Down with root cause, up with service impact

A key sentiment heard here this week was that IT pros must develop a better sense of the services and functions that are priorities for the business and end users.

If the homepage lists of top articles at the top of the Financial Times website are broken, for example, that’s the thing that matters for Sarah Wells, principal engineer for the financial industry newspaper, based in London.

“We’ve turned off alerts for service-level errors, status codes and response times,” Wells said. “We start [our analysis] at the top of the stack.”

At scale, other members of the IT team become customers of microservices offered via APIs, said Mark McBride, founder of Turbine Labs, a decision support analytics software maker in San Francisco. McBride is a former developer and services engineer for Twitter, Nest Labs and Google.

Splitting responsibility for the infrastructure in this way reduces IT pros’ anxiety during incident response, McBride said. Individual team members don’t worry about everything behind each API that their service communicates with, but they can easily observe the behavior of the API their service calls.

This also gives IT teams a common point of observation and control over systems that span languages and runtimes, and they can apply remediations globally during IT incident response, he said. Moreover, it reduces the importance of a root cause analysis process to find the particular element of the infrastructure that malfunctions behind an API.

The post-postmortem era and the case for incident review

Root cause analysis often discourages IT from finding long-term solutions post-incident and improving troubleshooting processes, said some DevOps engineers here.

“It’s common for a human to be blamed as the root cause of a problem” during this process, said Baron Schwartz, co-founder and CEO of VividCortex, a database monitoring SaaS provider. “Then companies end up firing people instead of improving things, and ‘cover your [butt]’ becomes the priority instead of solving problems.”

For many companies, a more effective IT incident review approach remains a work in progress, but they’ve already begun to move away from the root cause analysis process.

“You often don’t arrive at a single thing, and it’s more important to understand the context, contributing factors, and how to mitigate and remediate the issue,” said Peter Nealon, a solutions architect at Runkeeper, a mobile running app owned by Japanese athletic equipment retailer ASICS.

Some IT pros think the term postmortem to describe the final retrospective phase is passé, and they favor the term incident review.

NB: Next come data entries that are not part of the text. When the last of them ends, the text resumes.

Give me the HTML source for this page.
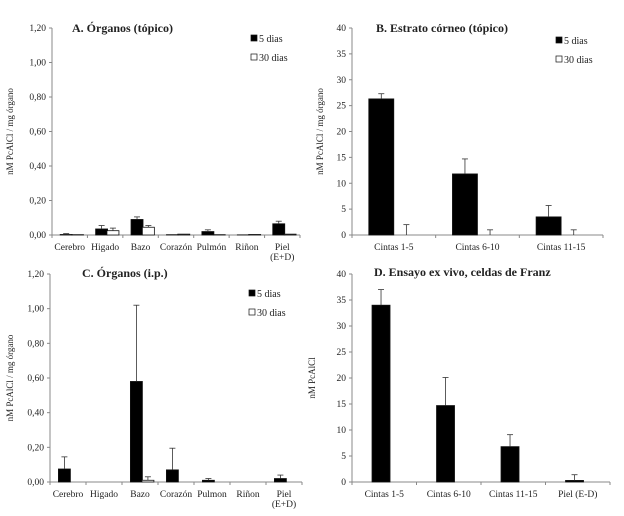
<!DOCTYPE html>
<html><head><meta charset="utf-8"><style>
body{margin:0;background:#fff;width:624px;height:511px;overflow:hidden}
svg, svg text{font-family:"Liberation Serif","DejaVu Serif",serif}
</style></head><body>
<svg id="s" width="624" height="511"></svg>
<script>
const catsOrg = ["Cerebro","Higado","Bazo","Corazón","Pulmón","Riñon","Piel|(E+D)"];
const catsOrgC = ["Cerebro","Higado","Bazo","Corazón","Pulmon","Riñon","Piel|(E+D)"];
const aFive = [0.003,0.035,0.09,0.002,0.02,0.001,0.065];
const aFiveErr = [0.005,0.02,0.015,0,0.01,0,0.015];
const aThirty = [0.002,0.025,0.045,0.005,0.002,0.003,0.005];
const aThirtyErr = [0,0.015,0.01,0,0,0,0];
const cFive = [0.075,0,0.58,0.07,0.01,0,0.02];
const cFiveErr = [0.07,0,0.44,0.125,0.01,0,0.02];
const cThirty = [0,0,0.01,0,0,0,0];
const cThirtyErr = [0,0,0.02,0,0,0,0];
const catsB = ["Cintas 1-5","Cintas 6-10","Cintas 11-15"];
const bFive = [26.3,11.8,3.5];
const bFiveErr = [1,2.9,2.2];
const bThirty = [0,0,0];
const bThirtyErr = [2,1,1];
const catsD = ["Cintas 1-5","Cintas 6-10","Cintas 11-15","Piel (E-D)"];
const dVals = [34,14.7,6.8,0.3];
const dErr = [3,5.4,2.3,1.1];
const ticksOrg = ["0,00","0,20","0,40","0,60","0,80","1,00","1,20"];
const ticksCnt = ["0","5","10","15","20","25","30","35","40"];

const svg=document.getElementById('s');
const NS="http://www.w3.org/2000/svg";
function el(tag,attrs,parent){const e=document.createElementNS(NS,tag);for(const k in attrs)e.setAttribute(k,attrs[k]);(parent||svg).appendChild(e);return e;}
function txt(x,y,s,size,anchor,weight,parent){const t=el('text',{x:x,y:y,'font-size':size,'font-family':'Liberation Serif, serif','text-anchor':anchor||'middle','font-weight':weight||'normal',fill:'#222'},parent);t.textContent=s;return t;}

function panel(o){
  const g=el('g',{});
  
  
  const y=v=>o.bot-(v/o.max)*(o.bot-o.top);
  el('line',{x1:o.x0,y1:o.top,x2:o.x0,y2:o.bot,stroke:'#888','stroke-width':1},g);
  el('line',{x1:o.x0,y1:o.bot,x2:o.x1,y2:o.bot,stroke:'#888','stroke-width':1},g);
  o.ticks.forEach((t,i)=>{const v=o.max*i/(o.ticks.length-1);const yy=y(v);
    el('line',{x1:o.x0-3,y1:yy,x2:o.x0,y2:yy,stroke:'#888'},g);
    const tl=txt(o.x0-6,yy+3,t,9.5,'end','normal',g);
    
    });
  const n=o.cats.length,w=(o.x1-o.x0)/n;
  for(let i=0;i<=n;i++){el('line',{x1:o.x0+i*w,y1:o.bot,x2:o.x0+i*w,y2:o.bot+3,stroke:'#888'},g);}
  o.cats.forEach((c,i)=>{const cx=o.x0+w*(i+0.5);
    c.split('|').forEach((p,j)=>{const l=txt(cx,o.bot+15+j*10,p,9.5,'middle','normal',g);
      
      });
    o.series.forEach((s,k)=>{
      const bx=cx+s.off*w-o.bw/2;const v=s.vals[i];
      const r=el('rect',{x:bx,y:y(v),width:o.bw,height:Math.max(0,o.bot-y(v)),fill:s.fill,stroke:'#111','stroke-width':v>0?0.8:0},g);
      
      
      const e=s.err[i];
      if(e>0){const ex=bx+o.bw/2;
        el('line',{x1:ex,y1:y(v),x2:ex,y2:y(v+e),stroke:'#333','stroke-width':0.8},g);
        el('line',{x1:ex-3,y1:y(v+e),x2:ex+3,y2:y(v+e),stroke:'#333','stroke-width':0.8},g);}
    });
  });
  const tt=txt(o.tx,o.ty,o.title,12,'start','bold',g);
  
  
  const yl=txt(0,0,o.ylab,9,'middle','normal',g);
  yl.setAttribute('transform','translate('+o.ylx+','+(o.top+o.bot)/2+') rotate(-90)');
  
  
  if(o.legend){
    [['5 dias','#000'],['30 dias','#fff']].forEach((l,k)=>{
      const lg=el('g',{},g);
      
      
      el('rect',{x:o.legend[0],y:o.legend[1]+k*19-7,width:6,height:6,fill:l[1],stroke:'#111','stroke-width':0.7},lg);
      txt(o.legend[0]+8,o.legend[1]+k*19,l[0],10,'start','normal',lg);
    });
  }
}
panel({name:'panel-a',x0:52,x1:300,top:28,bot:235,max:1.2,ticks:ticksOrg,cats:catsOrg,bw:12,
  series:[{key:'5d',vals:aFive,err:aFiveErr,fill:'#000',off:-0.1},{key:'30d',vals:aThirty,err:aThirtyErr,fill:'#fff',off:0.22}],
  title:'A. Órganos (tópico)',tx:72,ty:32,ylab:'nM PcAlCl / mg órgano',ylx:13,legend:[251,42]});
panel({name:'panel-c',x0:50,x1:302,top:274,bot:482,max:1.2,ticks:ticksOrg,cats:catsOrgC,bw:12,
  series:[{key:'5d',vals:cFive,err:cFiveErr,fill:'#000',off:-0.1},{key:'30d',vals:cThirty,err:cThirtyErr,fill:'#fff',off:0.22}],
  title:'C. Órganos (i.p.)',tx:82,ty:277,ylab:'nM PcAlCl / mg órgano',ylx:13,legend:[249,297]});
panel({name:'panel-b',x0:352,x1:603,top:28,bot:235,max:40,ticks:ticksCnt,cats:catsB,bw:25,
  series:[{key:'5d',vals:bFive,err:bFiveErr,fill:'#000',off:-0.15},{key:'30d',vals:bThirty,err:bThirtyErr,fill:'#fff',off:0.15}],
  title:'B. Estrato córneo (tópico)',tx:376,ty:32,ylab:'nM PcAlCl / mg órgano',ylx:323,legend:[556,44]});
panel({name:'panel-d',x0:352,x1:610,top:274,bot:482,max:40,ticks:ticksCnt,cats:catsD,bw:18,
  series:[{key:'5d',vals:dVals,err:dErr,fill:'#000',off:-0.05}],
  title:'D. Ensayo ex vivo, celdas de Franz',tx:374,ty:276,ylab:'nM PcAlCl',ylx:315});
</script>
</body></html>
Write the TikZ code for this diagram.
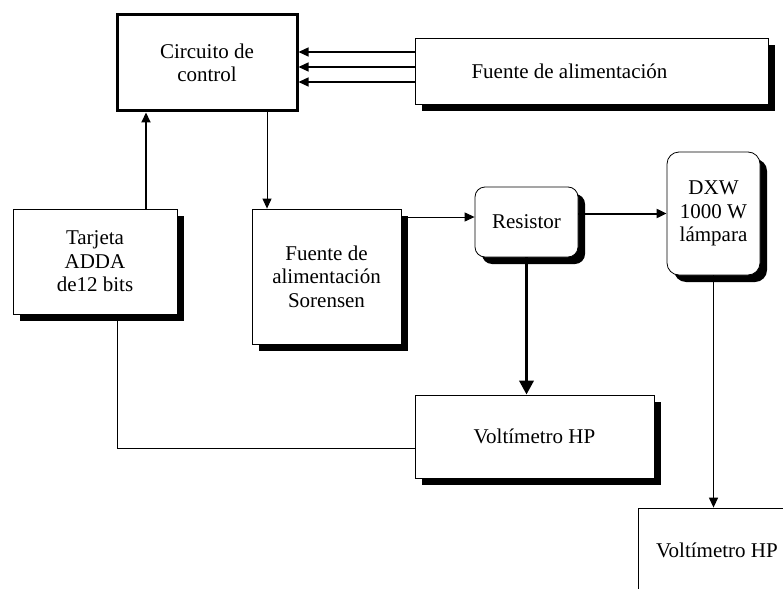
\documentclass[tikz,border=0pt]{standalone}
\usepackage{fontspec}
\setmainfont{Liberation Serif}
\usetikzlibrary{arrows.meta,shadows}

\begin{document}
\begin{tikzpicture}[x=1pt,y=-1pt,font=\fontsize{21}{23.5}\selectfont,
  >={Triangle[length=10pt,width=9pt]},
  blk/.style={draw=black,fill=white,line width=0.8pt,align=center,inner sep=2pt,
              drop shadow={shadow xshift=7pt,shadow yshift=-7pt,fill=black,opacity=1}},
  rblk/.style={blk,rounded corners=10pt},
  ctl/.style={draw=black,fill=white,line width=3pt,align=center},
  w/.style={->,draw=black,line width=1pt}]

  \clip (0,0) rectangle (783,588);
  \fill[white] (0,0) rectangle (783,588);

  % control and supply
  \node[ctl,minimum width=180pt,minimum height=96pt] (ctrl) at (207,63) {Circuito de\\control};
  \node[blk,minimum width=353pt,minimum height=66pt] (fuente) at (591.5,71)
    {\makebox[240pt][l]{Fuente de alimentación}};

  % middle row
  \node[blk,minimum width=164pt,minimum height=105pt] (tarj) at (95,261.5) {Tarjeta\\ADDA\\de12 bits};
  \node[blk,minimum width=149pt,minimum height=135pt] (sor) at (326.5,276.5)
    {Fuente de\\alimentación\\Sorensen};
  \node[rblk,minimum width=103pt,minimum height=70pt] (res) at (526.5,222) {Resistor};
  \node[rblk,rounded corners=12pt,minimum width=93pt,minimum height=123pt] (dxw) at (713.5,213.5)
    {DXW\\1000 W\\lámpara};

  % meters
  \node[blk,minimum width=239pt,minimum height=83pt] (volt) at (534.5,436.5) {Voltímetro HP};
  \node[blk,minimum width=158pt,minimum height=84pt] (volt2) at (717,550) {Voltímetro HP};

  \foreach \yy in {52,67,82}
    \draw[w,line width=1.3pt] (fuente.west |- 0,\yy) -- (ctrl.east |- 0,\yy);

  \coordinate (tj) at ([xshift=51pt]tarj.north);
  \draw[w,line width=2pt] (tj) -- (tj |- ctrl.south);
  \coordinate (cs) at ([xshift=60pt]ctrl.south);
  \draw[w] (cs) -- (cs |- sor.north);
  \coordinate (rin) at ([yshift=5pt]res.west);
  \draw[w] (rin -| sor.east) -- (rin);
  \draw[w,line width=2pt] (res.east |- dxw.west) -- (dxw.west);
  \draw[w,line width=3.5pt,-{Triangle[length=14pt,width=14pt]}] (res.south) -- (res.south |- volt.north);
  \draw[w,line width=1.3pt] (dxw.south) -- (dxw.south |- volt2.north);
  \coordinate (tv) at ([xshift=22pt]tarj.south);
  \coordinate (vin) at ([yshift=-12pt]volt.west);
  \draw[line width=1pt] (tv) |- (vin);
\end{tikzpicture}
\end{document}
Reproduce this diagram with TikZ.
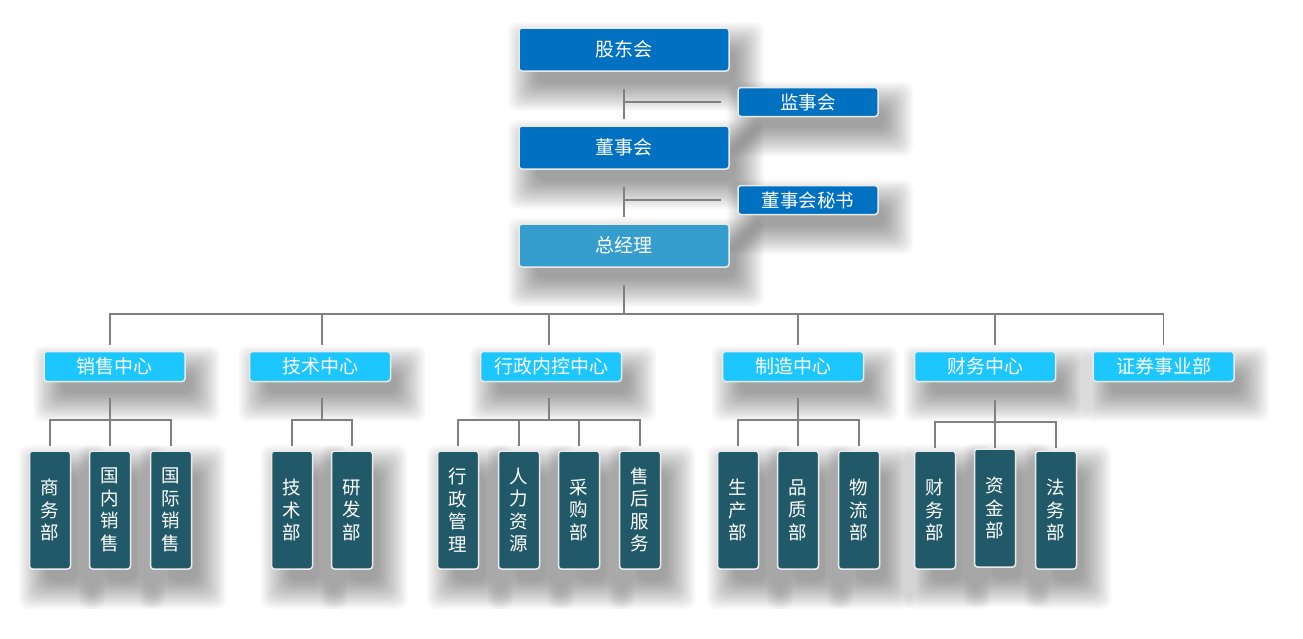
\documentclass[tikz,border=0pt]{standalone}
\usepackage{fontspec}
\setmainfont{Noto Sans CJK SC}
\definecolor{topblue}{RGB}{0,112,192}
\definecolor{gmblue}{RGB}{54,158,206}
\definecolor{centercyan}{RGB}{28,198,255}
\definecolor{deptteal}{RGB}{34,89,104}
\definecolor{linegray}{RGB}{128,128,128}
\definecolor{rimgray}{RGB}{234,234,234}
\pgfdeclarelayer{paper}
\pgfdeclarelayer{background}
\pgfsetlayers{paper,background,main}

\tikzset{
	box/.style={draw=rimgray, line width=1.5pt, rounded corners=3pt, text=white, inner sep=0pt},
	board/.style={box, fill=topblue, minimum width=210pt, minimum height=43pt, font=\fontsize{19}{20}\selectfont},
	sidebox/.style={box, fill=topblue, minimum width=140pt, minimum height=29pt, font=\fontsize{18.5}{20}\selectfont},
	centerbox/.style={box, fill=centercyan, minimum width=141pt, minimum height=30pt, font=\fontsize{19}{20}\selectfont},
	deptbox/.style={box, fill=deptteal, minimum width=41pt, minimum height=118pt, align=center, font=\fontsize{18.5}{22.5}\selectfont},
	link/.style={draw=linegray, line width=1.6pt},
	haze/.style={fill=black, opacity=0.026, rounded corners=9pt}
}

\begin{document}
\begin{tikzpicture}[x=1pt,y=1pt]
	\begin{pgfonlayer}{paper}
		\fill[white] (0,0) rectangle (1303,-638);
	\end{pgfonlayer}
	\useasboundingbox (0,0) rectangle (1303,-638);
	% top of the company
	\node[board] (gdh) at (624,-49.5) {股东会};
	\node[board] (dsh) at (624,-147.5) {董事会};
	\node[board, fill=gmblue] (zjl) at (624,-245.5) {总经理};
	\node[sidebox] (jsh) at (808,-102) {监事会};
	\node[sidebox] (dsms) at (808,-200) {董事会秘书};
	% centres
	\node[centerbox] (xszx) at (114.5,-366.5) {销售中心};
	\node[centerbox] (jszx) at (320,-366.5) {技术中心};
	\node[centerbox] (xzzx) at (551,-366.5) {行政内控中心};
	\node[centerbox] (zzzx) at (793,-366.5) {制造中心};
	\node[centerbox] (cwzx) at (985,-366.5) {财务中心};
	\node[centerbox] (zqb) at (1163.5,-366.5) {证券事业部};
	% departments
	\node[deptbox] (swb) at (50,-510) {商\\务\\部};
	\node[deptbox] (gnxs) at (110,-510) {国\\内\\销\\售};
	\node[deptbox] (gjxs) at (171,-510) {国\\际\\销\\售};
	\node[deptbox] (jsb) at (292,-510) {技\\术\\部};
	\node[deptbox] (yfb) at (352,-510) {研\\发\\部};
	\node[deptbox] (xzgl) at (458,-510) {行\\政\\管\\理};
	\node[deptbox] (rlzy) at (519,-510) {人\\力\\资\\源};
	\node[deptbox] (cgb) at (579,-510) {采\\购\\部};
	\node[deptbox] (shfw) at (640,-510) {售\\后\\服\\务};
	\node[deptbox] (scb) at (738,-510) {生\\产\\部};
	\node[deptbox] (pzb) at (798,-510) {品\\质\\部};
	\node[deptbox] (wlb) at (859,-510) {物\\流\\部};
	\node[deptbox] (cwb) at (935,-510) {财\\务\\部};
	\node[deptbox] (zjb) at (995,-508) {资\\金\\部};
	\node[deptbox] (fwb) at (1056,-510) {法\\务\\部};
	% soft shadows
	\begin{pgfonlayer}{background}
		\foreach \n in {gdh,dsh,zjl,jsh,dsms,xszx,jszx,xzzx,zzzx,cwzx,zqb,
			swb,gnxs,gjxs,jsb,yfb,xzgl,rlzy,cgb,shfw,scb,pzb,wlb,cwb,zjb,fwb} {
			\foreach \k in {0,...,14} {
				\pgfmathsetmacro{\lx}{12-(2*\k-6)}
				\pgfmathsetmacro{\rx}{12+(2*\k-6)}
				\pgfmathsetmacro{\ly}{-17-(2*\k-6)}
				\pgfmathsetmacro{\uy}{-17+(2*\k-6)}
				\fill[haze] ([xshift=\lx pt, yshift=\ly pt]\n.south west) rectangle ([xshift=\rx pt, yshift=\uy pt]\n.north east);
			}
		}
	\end{pgfonlayer}
	% levels of the lines
	\coordinate (bus) at (0,-314);
	\coordinate (drop) at (0,-345);
	\coordinate (low) at (0,-398);
	\coordinate (bus3) at (0,-420);
	\coordinate (top3) at (0,-446);
	% upper lines
	\draw[link] ([yshift=-17pt]gdh.south) -- ([yshift=6pt]dsh.north);
	\draw[link] (gdh.south |- jsh.west) -- ([xshift=-16pt]jsh.west);
	\draw[link] ([yshift=-17pt]dsh.south) -- ([yshift=6pt]zjl.north);
	\draw[link] (dsh.south |- dsms.west) -- ([xshift=-16pt]dsms.west);
	\draw[link] ([yshift=-17pt]zjl.south) -- (zjl |- bus);
	\draw[link] (gnxs |- drop) -- (gnxs |- bus) -- (zqb |- bus) -- (zqb |- drop);
	\draw[link] ([xshift=30pt]jsb |- bus) -- ([xshift=30pt]jsb |- drop);
	\draw[link] ([xshift=30pt]rlzy |- bus) -- ([xshift=30pt]rlzy |- drop);
	\draw[link] (pzb |- bus) -- (pzb |- drop);
	\draw[link] (zjb |- bus) -- (zjb |- drop);
	% sales
	\draw[link] (gnxs |- low) -- (gnxs |- top3);
	\draw[link] (swb |- top3) |- (gjxs |- bus3) -- (gjxs |- top3);
	% technics
	\draw[link] ([xshift=30pt]jsb |- low) -- ([xshift=30pt]jsb |- bus3);
	\draw[link] (jsb |- top3) |- (yfb |- bus3) -- (yfb |- top3);
	% administration
	\draw[link] ([xshift=30pt]rlzy |- low) -- ([xshift=30pt]rlzy |- bus3);
	\draw[link] (xzgl |- top3) |- (shfw |- bus3) -- (shfw |- top3);
	\draw[link] (rlzy |- bus3) -- (rlzy |- top3);
	\draw[link] (cgb |- bus3) -- (cgb |- top3);
	% manufacturing
	\draw[link] (pzb |- low) -- (pzb |- top3);
	\draw[link] (scb |- top3) |- (wlb |- bus3) -- (wlb |- top3);
	% finance
	\draw[link] ([yshift=-2pt]zjb |- low) -- ([yshift=-2pt]zjb |- top3);
	\draw[link] ([yshift=-2pt]cwb |- top3) |- ([yshift=-2pt]fwb |- bus3) -- ([yshift=-2pt]fwb |- top3);
\end{tikzpicture}
\end{document}
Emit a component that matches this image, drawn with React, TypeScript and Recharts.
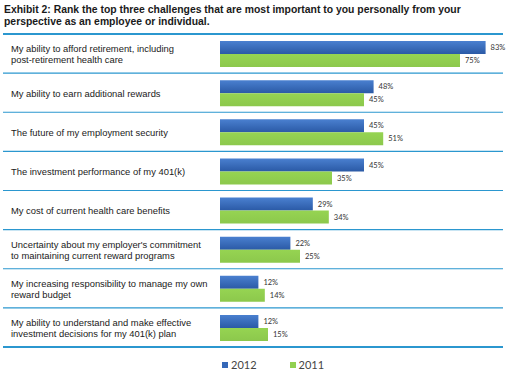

“We’re learning how to improve versus figuring out what died and why,” Nealon said. “We aren’t aiming for root cause analysis, but to reduce our meantime to remediation.”

Nealon’s team will soon institute an IT incident response process that uses an incident commander to direct troubleshooting, he said. Ideally developers on the application team will handle troubleshooting tasks and Runkeeper’s site reliability engineers will serve as subject-matter experts on the underlying platform.

“Our assumption will be that it’s most likely an app issue and not an infrastructure or platform issue,” Nealon said.